A Philadelphia correspondent says: "I am about to plant some bulbs in small pots (Hyacinths, Tulips and Crocus) and wish to find out, without consuming the necessary time to experiment, whether I would have success. Suppose I take two Crocus bulbs, yellow and purple, and cut them in halves and place the cross sections of half of the yellow and half of the purple together, will I succeed in getting the yellow and purple flower seemingly from one bulb ? I presume there would be two stocks but that the centres of the bulbs would be so close together that if both would thrive they would seem to be sent forth from the same bulb".
[Not knowing that such an experiment has been tried, we can only give a hypothetical answer. Graft unions only take place in growing vegetation; a bulb finishes its growth the year previous to the proposed experiment. It, therefore, does not seem possible that the two halves of mature bulbs can unite.
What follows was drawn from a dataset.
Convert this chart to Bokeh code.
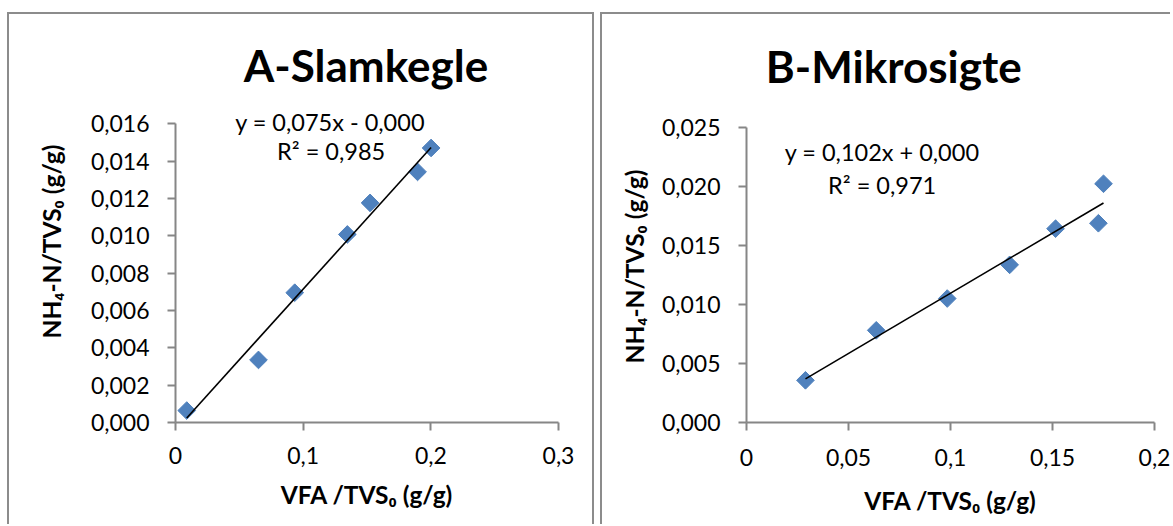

Then in regard to the flower buds, or say spike, as in the Hyacinth. These buds are formed the fall before, and we may see the little buds with a powerful microscope. It might be possible with a knife blade " thin as air," to cut this embryonic bud through the centre and bring two halves together so closely that when the Hyacinths pushed up or elongated the two halves would grow together and seem as one stem - white flowers on one-half, and red on the other, but we doubt whether there is any one living capable of performing such an operation successfully. We believe the embryo flower buds or spikes would be crushed by the finest knife at present known.
By not cutting quite up to the centre, and bringing two (little more than) halves together, two spikes might come up that would "seem" to come from one bulb, and interest the curious. - Ed. G. M].